--- Start Provided entries ---
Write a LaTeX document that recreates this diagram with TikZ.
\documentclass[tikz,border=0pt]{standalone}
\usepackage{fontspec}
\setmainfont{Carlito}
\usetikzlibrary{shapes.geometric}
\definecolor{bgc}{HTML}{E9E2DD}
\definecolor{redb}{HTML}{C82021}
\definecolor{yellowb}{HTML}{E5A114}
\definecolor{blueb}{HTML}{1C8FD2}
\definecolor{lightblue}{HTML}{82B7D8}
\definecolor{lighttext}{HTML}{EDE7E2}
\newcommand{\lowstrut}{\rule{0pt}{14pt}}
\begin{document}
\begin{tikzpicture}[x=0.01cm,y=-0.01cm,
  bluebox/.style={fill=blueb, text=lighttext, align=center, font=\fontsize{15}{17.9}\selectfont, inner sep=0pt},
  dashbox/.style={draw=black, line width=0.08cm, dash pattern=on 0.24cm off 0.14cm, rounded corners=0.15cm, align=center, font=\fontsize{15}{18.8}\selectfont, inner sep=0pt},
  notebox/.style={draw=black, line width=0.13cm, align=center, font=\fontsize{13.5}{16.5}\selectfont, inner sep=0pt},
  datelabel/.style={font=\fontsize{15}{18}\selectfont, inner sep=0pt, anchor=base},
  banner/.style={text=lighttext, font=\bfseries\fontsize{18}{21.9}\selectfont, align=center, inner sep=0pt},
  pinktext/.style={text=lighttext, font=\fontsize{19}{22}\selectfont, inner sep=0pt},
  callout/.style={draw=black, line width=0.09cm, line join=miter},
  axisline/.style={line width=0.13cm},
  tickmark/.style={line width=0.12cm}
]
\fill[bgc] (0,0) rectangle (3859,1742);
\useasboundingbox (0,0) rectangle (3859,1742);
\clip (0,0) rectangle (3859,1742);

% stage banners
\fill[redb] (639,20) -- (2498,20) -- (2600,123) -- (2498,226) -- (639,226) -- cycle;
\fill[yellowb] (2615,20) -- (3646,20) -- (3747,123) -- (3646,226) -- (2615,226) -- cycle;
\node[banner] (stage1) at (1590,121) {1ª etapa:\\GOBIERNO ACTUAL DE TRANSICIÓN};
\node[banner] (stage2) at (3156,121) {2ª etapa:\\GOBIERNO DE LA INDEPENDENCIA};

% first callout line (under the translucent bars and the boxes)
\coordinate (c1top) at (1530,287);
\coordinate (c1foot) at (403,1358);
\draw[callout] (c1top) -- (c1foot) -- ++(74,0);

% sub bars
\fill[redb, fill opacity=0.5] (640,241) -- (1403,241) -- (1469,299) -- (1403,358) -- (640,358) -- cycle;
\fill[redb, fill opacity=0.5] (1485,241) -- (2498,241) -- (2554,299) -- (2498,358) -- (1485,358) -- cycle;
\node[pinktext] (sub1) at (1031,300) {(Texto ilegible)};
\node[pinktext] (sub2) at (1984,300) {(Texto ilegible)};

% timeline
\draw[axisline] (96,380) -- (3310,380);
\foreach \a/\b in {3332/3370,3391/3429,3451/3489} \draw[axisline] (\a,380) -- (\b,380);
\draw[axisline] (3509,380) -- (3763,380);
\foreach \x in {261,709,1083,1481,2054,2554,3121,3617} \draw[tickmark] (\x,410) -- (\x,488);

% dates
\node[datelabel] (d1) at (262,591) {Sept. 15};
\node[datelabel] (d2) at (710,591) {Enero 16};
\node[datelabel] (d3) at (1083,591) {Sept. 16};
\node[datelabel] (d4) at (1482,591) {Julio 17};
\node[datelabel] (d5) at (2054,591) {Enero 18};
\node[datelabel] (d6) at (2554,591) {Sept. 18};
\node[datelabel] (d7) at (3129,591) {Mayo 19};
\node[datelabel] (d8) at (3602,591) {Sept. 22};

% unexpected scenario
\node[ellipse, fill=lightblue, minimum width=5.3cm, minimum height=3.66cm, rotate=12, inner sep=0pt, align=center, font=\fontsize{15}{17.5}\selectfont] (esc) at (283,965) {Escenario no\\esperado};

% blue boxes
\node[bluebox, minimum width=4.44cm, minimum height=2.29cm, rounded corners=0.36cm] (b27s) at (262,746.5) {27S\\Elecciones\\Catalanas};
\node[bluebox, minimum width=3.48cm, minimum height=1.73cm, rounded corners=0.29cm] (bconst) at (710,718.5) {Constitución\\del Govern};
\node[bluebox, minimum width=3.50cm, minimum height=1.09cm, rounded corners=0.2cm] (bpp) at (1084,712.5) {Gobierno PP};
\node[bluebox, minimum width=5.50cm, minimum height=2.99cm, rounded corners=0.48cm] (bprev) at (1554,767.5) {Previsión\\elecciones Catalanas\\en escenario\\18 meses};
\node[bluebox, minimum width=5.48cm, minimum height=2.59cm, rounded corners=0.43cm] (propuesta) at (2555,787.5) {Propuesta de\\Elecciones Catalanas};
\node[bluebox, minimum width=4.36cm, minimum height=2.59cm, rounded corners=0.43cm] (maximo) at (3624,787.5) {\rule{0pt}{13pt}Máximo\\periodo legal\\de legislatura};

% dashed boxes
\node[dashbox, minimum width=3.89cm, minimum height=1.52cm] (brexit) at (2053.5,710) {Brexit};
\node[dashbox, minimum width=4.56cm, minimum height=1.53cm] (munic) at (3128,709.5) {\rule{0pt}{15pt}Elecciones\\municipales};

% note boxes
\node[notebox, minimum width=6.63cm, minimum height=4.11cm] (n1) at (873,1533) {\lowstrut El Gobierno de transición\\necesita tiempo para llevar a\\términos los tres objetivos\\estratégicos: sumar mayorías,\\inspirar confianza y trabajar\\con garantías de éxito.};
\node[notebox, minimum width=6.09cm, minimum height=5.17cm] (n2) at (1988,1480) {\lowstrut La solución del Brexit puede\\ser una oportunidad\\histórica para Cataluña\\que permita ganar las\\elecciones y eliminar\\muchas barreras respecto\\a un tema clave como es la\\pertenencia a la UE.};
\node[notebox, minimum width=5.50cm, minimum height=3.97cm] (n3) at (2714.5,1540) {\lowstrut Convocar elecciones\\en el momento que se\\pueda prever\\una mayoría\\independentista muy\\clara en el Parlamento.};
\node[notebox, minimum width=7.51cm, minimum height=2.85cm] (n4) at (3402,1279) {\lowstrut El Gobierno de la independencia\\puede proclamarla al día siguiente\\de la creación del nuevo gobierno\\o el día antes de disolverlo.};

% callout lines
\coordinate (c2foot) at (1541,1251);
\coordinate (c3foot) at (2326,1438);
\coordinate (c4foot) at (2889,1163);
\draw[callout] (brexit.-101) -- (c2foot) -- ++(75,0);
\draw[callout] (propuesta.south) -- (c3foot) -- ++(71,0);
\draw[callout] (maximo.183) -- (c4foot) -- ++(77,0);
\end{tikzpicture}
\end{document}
--- End Provided entries ---
--- Start Provided entries ---
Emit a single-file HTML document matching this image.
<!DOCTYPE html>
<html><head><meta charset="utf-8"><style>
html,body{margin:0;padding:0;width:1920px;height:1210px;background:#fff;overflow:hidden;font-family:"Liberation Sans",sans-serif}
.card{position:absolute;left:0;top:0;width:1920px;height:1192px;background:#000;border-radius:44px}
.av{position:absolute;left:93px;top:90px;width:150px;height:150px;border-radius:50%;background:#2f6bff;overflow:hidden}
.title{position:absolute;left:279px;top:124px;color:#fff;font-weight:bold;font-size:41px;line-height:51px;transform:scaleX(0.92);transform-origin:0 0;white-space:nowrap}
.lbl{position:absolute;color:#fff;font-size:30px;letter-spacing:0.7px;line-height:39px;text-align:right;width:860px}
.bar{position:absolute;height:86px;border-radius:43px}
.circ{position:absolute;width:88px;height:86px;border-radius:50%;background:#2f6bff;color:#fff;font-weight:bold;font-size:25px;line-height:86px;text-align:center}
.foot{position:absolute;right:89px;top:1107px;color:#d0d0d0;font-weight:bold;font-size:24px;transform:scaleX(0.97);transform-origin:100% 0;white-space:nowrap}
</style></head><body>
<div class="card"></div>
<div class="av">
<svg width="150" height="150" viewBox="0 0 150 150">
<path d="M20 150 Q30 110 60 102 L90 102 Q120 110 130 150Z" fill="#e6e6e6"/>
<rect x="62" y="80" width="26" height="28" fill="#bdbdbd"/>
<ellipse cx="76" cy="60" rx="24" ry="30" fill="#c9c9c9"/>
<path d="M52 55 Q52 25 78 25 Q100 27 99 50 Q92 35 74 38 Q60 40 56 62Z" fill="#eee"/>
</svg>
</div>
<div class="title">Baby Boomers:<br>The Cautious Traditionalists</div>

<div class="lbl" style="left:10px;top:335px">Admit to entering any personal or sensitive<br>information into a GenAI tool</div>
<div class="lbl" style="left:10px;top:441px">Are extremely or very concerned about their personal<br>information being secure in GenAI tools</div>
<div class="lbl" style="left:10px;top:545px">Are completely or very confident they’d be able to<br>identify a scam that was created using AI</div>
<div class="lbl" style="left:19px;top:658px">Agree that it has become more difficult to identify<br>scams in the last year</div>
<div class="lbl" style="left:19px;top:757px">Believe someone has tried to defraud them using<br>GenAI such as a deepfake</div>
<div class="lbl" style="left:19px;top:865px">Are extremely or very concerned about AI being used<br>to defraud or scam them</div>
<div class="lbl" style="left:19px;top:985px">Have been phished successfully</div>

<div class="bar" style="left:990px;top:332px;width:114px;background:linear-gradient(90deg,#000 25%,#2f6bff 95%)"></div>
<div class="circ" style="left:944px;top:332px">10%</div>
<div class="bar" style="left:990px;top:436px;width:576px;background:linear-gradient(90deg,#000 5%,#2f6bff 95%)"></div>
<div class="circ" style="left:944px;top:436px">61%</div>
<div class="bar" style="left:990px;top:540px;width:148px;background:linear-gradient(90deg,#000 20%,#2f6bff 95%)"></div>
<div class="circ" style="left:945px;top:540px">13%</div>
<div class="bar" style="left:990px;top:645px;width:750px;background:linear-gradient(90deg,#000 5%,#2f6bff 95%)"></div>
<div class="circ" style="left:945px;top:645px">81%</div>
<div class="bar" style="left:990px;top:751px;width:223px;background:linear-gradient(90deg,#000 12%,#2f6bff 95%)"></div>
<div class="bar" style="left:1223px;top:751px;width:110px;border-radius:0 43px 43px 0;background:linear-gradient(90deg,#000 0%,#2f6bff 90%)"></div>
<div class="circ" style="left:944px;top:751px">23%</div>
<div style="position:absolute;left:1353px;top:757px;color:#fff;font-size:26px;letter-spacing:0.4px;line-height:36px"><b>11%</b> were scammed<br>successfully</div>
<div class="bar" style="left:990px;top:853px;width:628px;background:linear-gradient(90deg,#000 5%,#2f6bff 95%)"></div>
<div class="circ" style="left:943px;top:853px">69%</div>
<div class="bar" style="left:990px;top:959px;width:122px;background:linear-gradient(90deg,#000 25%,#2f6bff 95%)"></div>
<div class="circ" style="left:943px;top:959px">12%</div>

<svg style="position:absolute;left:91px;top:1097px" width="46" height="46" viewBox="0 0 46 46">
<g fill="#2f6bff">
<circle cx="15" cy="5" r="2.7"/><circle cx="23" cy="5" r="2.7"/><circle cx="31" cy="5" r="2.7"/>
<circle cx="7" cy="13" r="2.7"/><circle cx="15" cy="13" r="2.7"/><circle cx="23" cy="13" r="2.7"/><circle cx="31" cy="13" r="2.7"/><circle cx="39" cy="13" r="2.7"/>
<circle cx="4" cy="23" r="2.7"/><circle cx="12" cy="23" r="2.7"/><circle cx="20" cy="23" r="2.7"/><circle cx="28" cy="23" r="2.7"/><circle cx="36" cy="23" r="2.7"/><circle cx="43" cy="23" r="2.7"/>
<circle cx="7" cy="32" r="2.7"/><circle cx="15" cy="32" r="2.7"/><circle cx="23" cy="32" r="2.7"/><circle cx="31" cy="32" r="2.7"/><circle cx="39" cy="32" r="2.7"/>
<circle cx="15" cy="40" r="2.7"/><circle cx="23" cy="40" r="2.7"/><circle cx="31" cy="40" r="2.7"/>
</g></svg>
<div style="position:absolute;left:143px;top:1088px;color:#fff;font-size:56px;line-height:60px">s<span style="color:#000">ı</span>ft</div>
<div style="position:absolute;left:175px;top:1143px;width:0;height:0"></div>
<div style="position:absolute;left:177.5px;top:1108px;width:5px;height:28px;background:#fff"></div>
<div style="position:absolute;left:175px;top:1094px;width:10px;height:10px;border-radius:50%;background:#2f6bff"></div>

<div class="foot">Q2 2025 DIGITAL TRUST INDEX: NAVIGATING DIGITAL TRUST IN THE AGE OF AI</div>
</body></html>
--- End Provided entries ---
Set problem - Of the lines above, extract only those from the line with "Write a LaTeX" to the line with "(stage2) at (3156,121)", both included, exactly as written.

Finished answer -
Write a LaTeX document that recreates this diagram with TikZ.
\documentclass[tikz,border=0pt]{standalone}
\usepackage{fontspec}
\setmainfont{Carlito}
\usetikzlibrary{shapes.geometric}
\definecolor{bgc}{HTML}{E9E2DD}
\definecolor{redb}{HTML}{C82021}
\definecolor{yellowb}{HTML}{E5A114}
\definecolor{blueb}{HTML}{1C8FD2}
\definecolor{lightblue}{HTML}{82B7D8}
\definecolor{lighttext}{HTML}{EDE7E2}
\newcommand{\lowstrut}{\rule{0pt}{14pt}}
\begin{document}
\begin{tikzpicture}[x=0.01cm,y=-0.01cm,
  bluebox/.style={fill=blueb, text=lighttext, align=center, font=\fontsize{15}{17.9}\selectfont, inner sep=0pt},
  dashbox/.style={draw=black, line width=0.08cm, dash pattern=on 0.24cm off 0.14cm, rounded corners=0.15cm, align=center, font=\fontsize{15}{18.8}\selectfont, inner sep=0pt},
  notebox/.style={draw=black, line width=0.13cm, align=center, font=\fontsize{13.5}{16.5}\selectfont, inner sep=0pt},
  datelabel/.style={font=\fontsize{15}{18}\selectfont, inner sep=0pt, anchor=base},
  banner/.style={text=lighttext, font=\bfseries\fontsize{18}{21.9}\selectfont, align=center, inner sep=0pt},
  pinktext/.style={text=lighttext, font=\fontsize{19}{22}\selectfont, inner sep=0pt},
  callout/.style={draw=black, line width=0.09cm, line join=miter},
  axisline/.style={line width=0.13cm},
  tickmark/.style={line width=0.12cm}
]
\fill[bgc] (0,0) rectangle (3859,1742);
\useasboundingbox (0,0) rectangle (3859,1742);
\clip (0,0) rectangle (3859,1742);

% stage banners
\fill[redb] (639,20) -- (2498,20) -- (2600,123) -- (2498,226) -- (639,226) -- cycle;
\fill[yellowb] (2615,20) -- (3646,20) -- (3747,123) -- (3646,226) -- (2615,226) -- cycle;
\node[banner] (stage1) at (1590,121) {1ª etapa:\\GOBIERNO ACTUAL DE TRANSICIÓN};
\node[banner] (stage2) at (3156,121) {2ª etapa:\\GOBIERNO DE LA INDEPENDENCIA};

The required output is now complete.